◆ DIRECTIONS FOR THIS TASK
Starting from the top of the material, restate each line exactly until the line that contains "from matplotlib.lines import Line2D", which is also copied. Pictures are excluded.

--------

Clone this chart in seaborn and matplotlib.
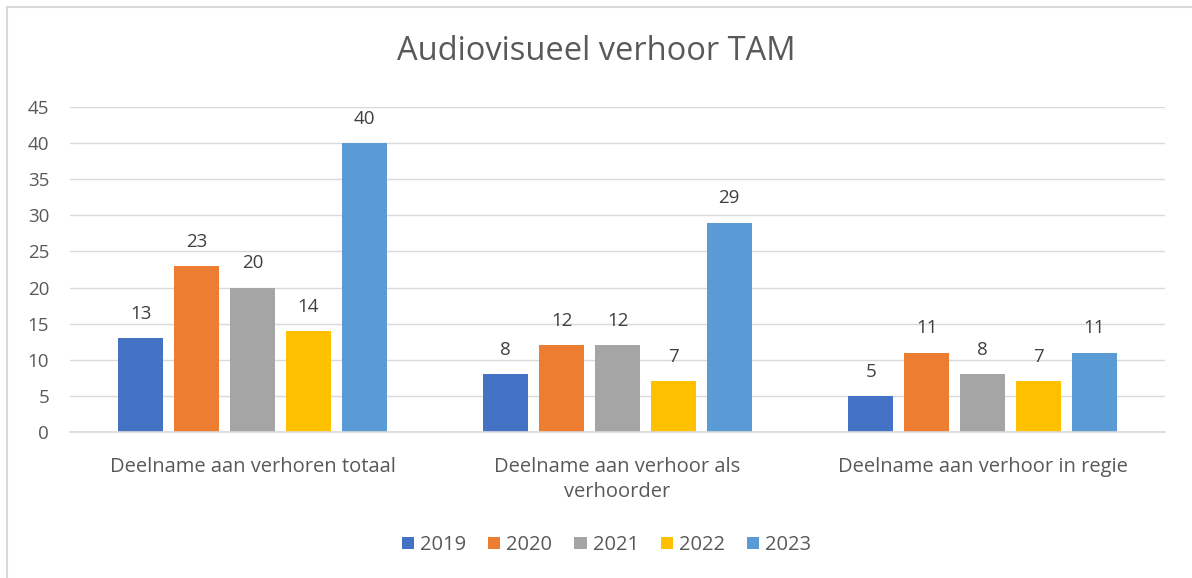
import pandas as pd
import seaborn as sns
import matplotlib.pyplot as plt
from matplotlib.lines import Line2D

categories = ["Deelname aan verhoren totaal",
              "Deelname aan verhoor als\nverhoorder",
              "Deelname aan verhoor in regie"]
years = ["2019", "2020", "2021", "2022", "2023"]
values = {
    "2019": [13, 8, 5],
    "2020": [23, 12, 11],
    "2021": [20, 12, 8],
    "2022": [14, 7, 7],
    "2023": [40, 29, 11],
}
colors = ["#4472C4", "#ED7D31", "#A5A5A5", "#FFC000", "#5B9BD5"]
yticks = list(range(0, 50, 5))

rows = []
for y in years:
    for c, v in zip(categories, values[y]):
        rows.append({"categorie": c, "jaar": y, "aantal": v})
df = pd.DataFrame(rows)

sns.set_style("white")
plt.rcParams['font.family'] = ['Open Sans', 'DejaVu Sans']
txt = "#595959"

fig = plt.figure(figsize=(11.92, 5.78), dpi=100)
ax = fig.add_axes([70 / 1192, 1 - 432 / 578, (1165 - 70) / 1192, (432 - 107) / 578])

sns.barplot(data=df, x="categorie", y="aantal", hue="jaar", order=categories,
            hue_order=years, palette=colors, width=0.765, gap=0.2,
            saturation=1, linewidth=0, ax=ax, legend=True)

for cont in ax.containers:
    ax.bar_label(cont, padding=11, fontsize=13.5, color="#404040")

ax.set_ylim(0, 45)
ax.set_xlim(-0.5, 2.5)
ax.set_yticks(yticks)
ax.grid(axis="y", color="#D9D9D9", linewidth=1)
ax.set_axisbelow(True)
for s in ["top", "right", "left"]:
    ax.spines[s].set_visible(False)
ax.spines["bottom"].set_color("#D9D9D9")
ax.spines["bottom"].set_linewidth(1.2)
ax.set_xlabel("")
ax.set_ylabel("")
ax.tick_params(axis="y", length=0, labelsize=13.5, labelcolor=txt, pad=15)
ax.tick_params(axis="x", length=0, labelsize=14.5, labelcolor=txt, pad=18)
for lbl in ax.get_xticklabels():
    lbl.set_linespacing(1.35)
# ticks between categories
ax.set_xticks([-0.5, 0.5, 1.5, 2.5], minor=True)
ax.tick_params(axis="x", which="minor", length=6, color="#D9D9D9", width=1.2)

leg = ax.legend(loc="center", bbox_to_anchor=(0.49, -0.348), ncol=5,
                frameon=False, fontsize=14.5, handlelength=0.6, handleheight=0.6,
                columnspacing=1.1, handletextpad=0.3)
for t in leg.get_texts():
    t.set_color(txt)

fig.text(0.5, 1 - 52 / 578, "Audiovisueel verhoor TAM", ha="center", va="center",
         fontsize=23.5, color=txt)

# chart border
fig.add_artist(Line2D([7 / 1192, 1], [1 - 7 / 578, 1 - 7 / 578], color="#D9D9D9",
                      linewidth=1.5, transform=fig.transFigure))
fig.add_artist(Line2D([7 / 1192, 7 / 1192], [1 - 7 / 578, 0], color="#D9D9D9",
                      linewidth=1.5, transform=fig.transFigure))

fig.savefig("out.png", dpi=100)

--------

◆ SOLUTION FOR THIS TASK
Clone this chart in seaborn and matplotlib.
import pandas as pd
import seaborn as sns
import matplotlib.pyplot as plt
from matplotlib.lines import Line2D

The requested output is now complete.